Guest post by Dave Ursillo
Some of the biggest, most impressive and remarkably visionary companies in our world can teach a lot more to a small business owner like you than you’d might expect.
Built to Last by Jim Collins and Jerry Porras masterfully articulates this set of proven lessons and smart habits that businesses of any size can learn and implement.
Most of the concepts that Collins and Porras argue actually seem backwards at first glance. They say that founding a company based upon “one great idea” is a bad idea; that beating the competition is secondary to internal competition that allows your team’s best ideas to surge forth; and that the world’s most visionary companies prioritize core values — an internal culture, a unique ideology that emphasizes purpose and meaning — beyond profits.
Clearly defining and articulating a set of core values is perhaps the most important aspect of establishing a strong basis for a small business’ identity. Not only is it vital for the members of your small business to understand core values, they become far more important, in my opinion, than your brand name or a recognizable logo.
Businesses change. It’s not unrealistic to expect the name of your company (and even the names of your products) to come and go. Logos are also a dime a dozen today, and as unique as you think yours is, it probably won’t do much to affect your company’s bottom line.
What matters far more than those “sexy” elements of starting a new business — which really turn out to be major time-wasters in the long run — is to develop a set of core values that you and your employees operate off of.
- What are your values?
- What is your purpose, beyond profit?
- What will be the meaningful drive behind you and your employees every day, beyond sales?

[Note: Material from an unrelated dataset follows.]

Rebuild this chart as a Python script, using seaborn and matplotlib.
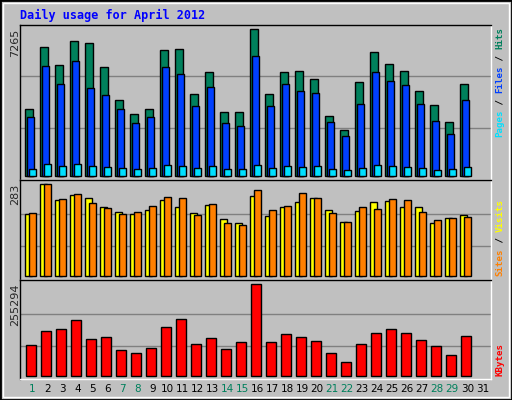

Small biz values not only shape your public image far more than Facebook Page giveaways, but become the “constant” that sustains your business’ identity during good times and functions as a “safety net” upon which the business can fall during difficult times.
Even as a blogger like me, I’ve learned the hard way how values ought to supersede priority in whatever you’re attempting to build — whether in business, or in life. Gitchy names, logos and marketing strategies come and go, and so will your own business ideas change and evolve, succeed and fail.
What matters most is the constant that will continue to breathe life into your organization in spite of shortcomings — and keep you grounded and aligned with your priorities during growth and periods of success.
Even for me as an individual writer making his way in this world, remaining grounded and aligned with my values has sustained my sense of purpose through thick and thin. Meanwhile, some of the most remarkable and highly-visionary companies over the last 150 years have placed priority on values, too, and succeeded wildly as a result.
So, what are your business’ core values?